# START OF Listed entries

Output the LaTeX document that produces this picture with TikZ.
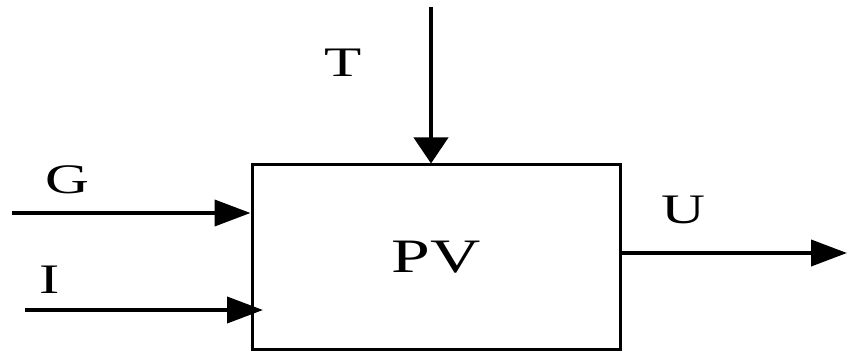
\documentclass[tikz,border=0pt]{standalone}
\usepackage{fontspec}
\setmainfont{Liberation Serif}[FakeStretch=1.45]
\usetikzlibrary{arrows.meta}

\begin{document}
\begin{tikzpicture}[x=1pt,y=1pt,
    lbl/.style={font=\fontsize{42}{48}\selectfont},
    harr/.style={line width=4pt,-{Triangle[length=36pt,width=26pt]}},
    varr/.style={line width=4pt,-{Triangle[length=26pt,width=34pt]}}]

    % 描画範囲
    \useasboundingbox (0,0) rectangle (848,356);

    % ブロック PV
    \node[draw,line width=3pt,minimum width=368pt,minimum height=184pt,
          font=\fontsize{48}{54}\selectfont] (pv) at (436,99) {PV};

    % 入力と出力の端点
    \coordinate (gin) at (12,143);
    \coordinate (iin) at (25,46);
    \coordinate (iend) at (263,46);
    \coordinate (tin) at (431,349);
    \coordinate (uout) at (847,103);

    % 矢印
    \draw[harr] (gin) -- (gin -| pv.west);
    \draw[harr] (iin) -- (iend);
    \draw[varr] (tin) -- (tin |- pv.north);
    \draw[harr] (uout -| pv.east) -- (uout);

    % ラベル
    \node[lbl] (glbl) at (67,176) {G};
    \node[lbl] (ilbl) at (50,76) {I};
    \node[lbl] (tlbl) at (343,293) {T};
    \node[lbl] (ulbl) at (683,146) {U};
    %
\end{tikzpicture}
\end{document}
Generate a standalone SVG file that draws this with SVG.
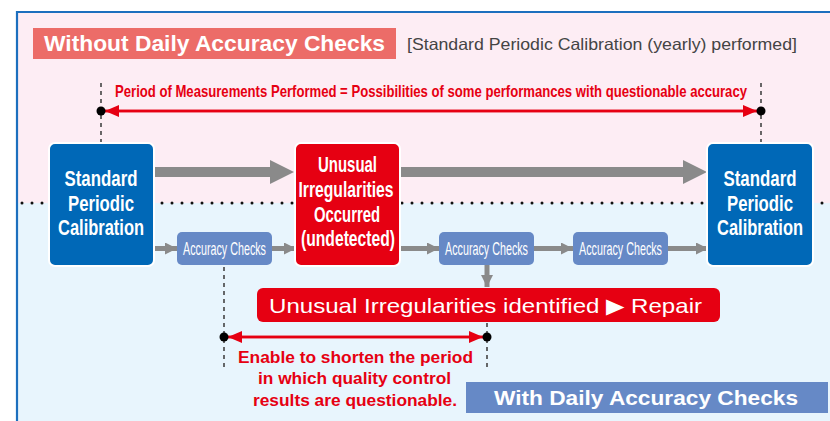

# END OF Listed entries

:: What to work on ::
Make an exact copy of the lines from the top of the material through the line with "(pv) at (436,99)", pictures excluded.

:: Task solution ::
Output the LaTeX document that produces this picture with TikZ.
\documentclass[tikz,border=0pt]{standalone}
\usepackage{fontspec}
\setmainfont{Liberation Serif}[FakeStretch=1.45]
\usetikzlibrary{arrows.meta}

\begin{document}
\begin{tikzpicture}[x=1pt,y=1pt,
    lbl/.style={font=\fontsize{42}{48}\selectfont},
    harr/.style={line width=4pt,-{Triangle[length=36pt,width=26pt]}},
    varr/.style={line width=4pt,-{Triangle[length=26pt,width=34pt]}}]

    % 描画範囲
    \useasboundingbox (0,0) rectangle (848,356);

    % ブロック PV
    \node[draw,line width=3pt,minimum width=368pt,minimum height=184pt,
          font=\fontsize{48}{54}\selectfont] (pv) at (436,99) {PV};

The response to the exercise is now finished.